A perfumer works with smells to create luxury cosmetics. But sometimes she must be more like a doctor, or a neurologist.
I’ve had a woman make an appointment to see me because she lost her sense of smell in a car accident. She craved having an expert describe smells – the notes of perfume – to her. In fact, she started a business where she educates other women on perfume!
When she first discovered her affliction, her greatest personal concern was to take multiple showers a day to ensure she herself had no smell – because she just couldn’t tell. She now relies heavily on her husband for his olfactory sense.
When consulting on fragrance, I talk through each raw material with the client, explaining the plant, its distillation and origin and then, most importantly, its odour description … whether it is a green smell (mint), waxy (basil), balsamic (resinous) or amber (coumarin notes found in an accord of vanilla, almond, tonka bean and cinnamon).

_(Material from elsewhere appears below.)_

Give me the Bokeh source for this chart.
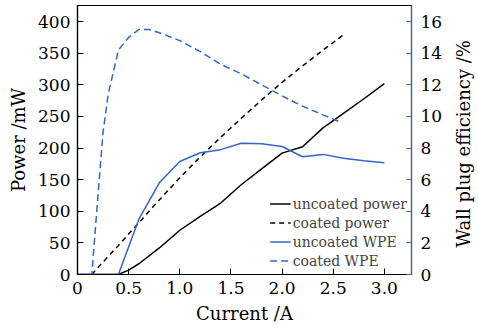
from bokeh.plotting import figure
from bokeh.models import LinearAxis, Range1d, FixedTicker, Legend
from bokeh.layouts import row
from bokeh.embed import file_html
from bokeh.resources import INLINE

# Data
cur_unc_power = [0.0, 0.4, 0.5, 0.6, 0.8, 1.0, 1.2, 1.4, 1.6, 1.8, 2.0, 2.2, 2.4, 2.6, 2.8, 3.0]
unc_power = [0, 0, 7, 17, 42, 70, 92, 113, 142, 167, 192, 202, 232, 255, 278, 302]

cur_coat_power = [0.14, 0.2, 0.4, 0.6, 0.8, 1.0, 1.2, 1.4, 1.6, 1.8, 2.0, 2.2, 2.4, 2.6]
coat_power = [0, 11, 46, 82, 118, 153, 186, 217, 247, 276, 304, 330, 355, 379]

cur_unc_wpe = [0.0, 0.4, 0.6, 0.8, 1.0, 1.2, 1.4, 1.6, 1.8, 2.0, 2.2, 2.4, 2.6, 2.8, 3.0]
unc_wpe = [0, 0, 3.5, 5.8, 7.15, 7.7, 7.9, 8.3, 8.27, 8.1, 7.45, 7.6, 7.35, 7.2, 7.07]

cur_coat_wpe = [0.0, 0.14, 0.2, 0.25, 0.3, 0.4, 0.5, 0.6, 0.7, 0.8, 1.0, 1.2, 1.4, 1.6, 1.8, 2.0, 2.2, 2.4, 2.55]
coat_wpe = [0, 0, 5.0, 9.0, 11.4, 14.2, 15.0, 15.5, 15.5, 15.3, 14.8, 14.1, 13.3, 12.7, 12.0, 11.3, 10.65, 10.1, 9.7]

x_ticks = [0, 0.5, 1.0, 1.5, 2.0, 2.5, 3.0]
y_ticks = [0, 50, 100, 150, 200, 250, 300, 350, 400]
y2_ticks = [0, 2, 4, 6, 8, 10, 12, 14, 16]

x_label = "Current /A"
y_label = "Power /mW"
y2_label = "Wall plug efficiency /%"

BLUE = "#3565c6"
FONT = "DejaVu Serif"
Y_TOP = 425.5
X_END = 3.265
TOP, BOTTOM = 5, 56

p = figure(width=450, height=330, x_range=(0, X_END), y_range=(0, Y_TOP),
           output_backend="svg", toolbar_location=None,
           min_border_left=77, min_border_right=39, min_border_top=TOP, min_border_bottom=BOTTOM)
p.extra_y_ranges = {"wpe": Range1d(0, Y_TOP / 25.0)}
p.xgrid.visible = False
p.ygrid.visible = False
p.outline_line_color = "black"
p.outline_line_width = 1.2
p.background_fill_color = "white"
p.border_fill_color = "white"

r1 = p.line(cur_unc_power, unc_power, line_color="black", line_width=1.5)
r2 = p.line(cur_coat_power, coat_power, line_color="black", line_width=1.5, line_dash="5 4")
r3 = p.line(cur_unc_wpe, unc_wpe, line_color=BLUE, line_width=1.5, y_range_name="wpe")
r4 = p.line(cur_coat_wpe, coat_wpe, line_color=BLUE, line_width=1.5, line_dash="7 4", y_range_name="wpe")

def style_axis(ax, color="black"):
    ax.axis_line_color = color
    ax.axis_line_width = 1.2
    ax.major_tick_line_color = color
    ax.major_tick_in = 6
    ax.major_tick_out = 0
    ax.minor_tick_line_color = None
    ax.major_label_text_font = FONT
    ax.major_label_text_font_size = "17px"
    ax.major_label_text_color = "black"
    ax.axis_label_text_font = FONT
    ax.axis_label_text_font_size = "18px"
    ax.axis_label_text_font_style = "normal"
    ax.axis_label_text_color = "black"

xa = p.xaxis[0]
style_axis(xa)
xa.ticker = FixedTicker(ticks=x_ticks)
xa.major_label_overrides = {0: "0", 0.5: "0.5", 1: "1.0", 1.5: "1.5", 2: "2.0", 2.5: "2.5", 3: "3.0"}
xa.axis_label = x_label
xa.major_label_standoff = 7
xa.axis_label_standoff = 6

ya = p.yaxis[0]
style_axis(ya)
ya.ticker = FixedTicker(ticks=y_ticks)
ya.axis_label = y_label
ya.major_label_standoff = 7
ya.axis_label_standoff = 6

y2 = LinearAxis(y_range_name="wpe")
style_axis(y2, BLUE)
y2.ticker = FixedTicker(ticks=y2_ticks)
y2.major_tick_in = 5
y2.major_label_standoff = 9
p.add_layout(y2, "right")

legend = Legend(items=[("uncoated power", [r1]), ("coated power", [r2]),
                       ("uncoated WPE", [r3]), ("coated WPE", [r4])],
                location="bottom_right")
legend.background_fill_alpha = 0
legend.border_line_color = None
legend.label_text_font = FONT
legend.label_text_font_size = "14px"
legend.glyph_width = 21
legend.glyph_height = 19
legend.label_height = 19
legend.label_standoff = 2
legend.spacing = 0
legend.padding = 3
legend.margin = 4
p.add_layout(legend)

# narrow companion panel that carries the right-hand axis title (reads bottom to top)
p2 = figure(width=28, height=330, x_range=(0, 1), y_range=Range1d(0, Y_TOP / 25.0),
            output_backend="svg", toolbar_location=None,
            x_axis_location=None, y_axis_location=None, title_location="left",
            min_border_left=22, min_border_right=0, min_border_top=TOP, min_border_bottom=BOTTOM)
p2.xgrid.visible = False
p2.ygrid.visible = False
p2.outline_line_color = None
p2.background_fill_color = "white"
p2.border_fill_color = "white"
p2.title.text = y2_label
p2.title.align = "left"
p2.title.offset = 27
p2.title.standoff = 0
p2.title.text_font = FONT
p2.title.text_font_size = "18px"
p2.title.text_font_style = "normal"
p2.title.text_color = "black"

layout = row(p, p2, spacing=0)
open("out.html", "w").write(file_html(layout, INLINE))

The smell journey is by its nature personalised. During this process with another client, I realised that he was assigning a colour, quite adamantly, and a shape or halo to each of the scents. “Juniper has this light outer circle of mauve with a deep purple inner circle.” The more raw materials I introduced him to the more firm he was about each one’s colour and shape.
Synaesthesia is defined as “the production of a sense impression relating to one sense … by stimulation of another sense”, from ancient Greek roots “together” (syn) and “sensation” (aesthesis). Norman Mailer wrote in his biography of Marilyn Monroe that she had synaesthesia.
Artists Vincent van Gogh and Wassily Kandinsky were said to be synaesthetes, and so too David Hockney; musicians Billy Joel, Duke Ellington and Tori Amos; and composers Liszt, Sibelius and Rimsky-Korsakov.
It is a neurological condition often found in artists and musicians – a blending of the senses, where a trigger – like the smell of juniper in the case of my client – induces an experience of colour and shape.
Each person affected by this involuntary and often adamant mindfulness experiences it in their own way: one might see smells or even hear smells.
Although I don’t have this creative condition, I do assign certain images to notes, accords and perfumes.
Giorgio Beverley Hills, a childhood memory of my mother’s perfume, will always be canary yellow, here echoing the colour of the juice and a promotional pool towel.
Some of my other associations come from the trade: when customers ask me for a “blue” fragrance – something fresh and ozonic – they are, more often than not, blonde women! When we talk about a “white” smell, associated with an orchid, it is in reference to vanilla.
What is clear is that our relationship to smell and describing it is intensely intimate.
We might all smell the same organic chemical compounds but, when experiencing a perfume, the effect it has is only between the wearer and the juice itself.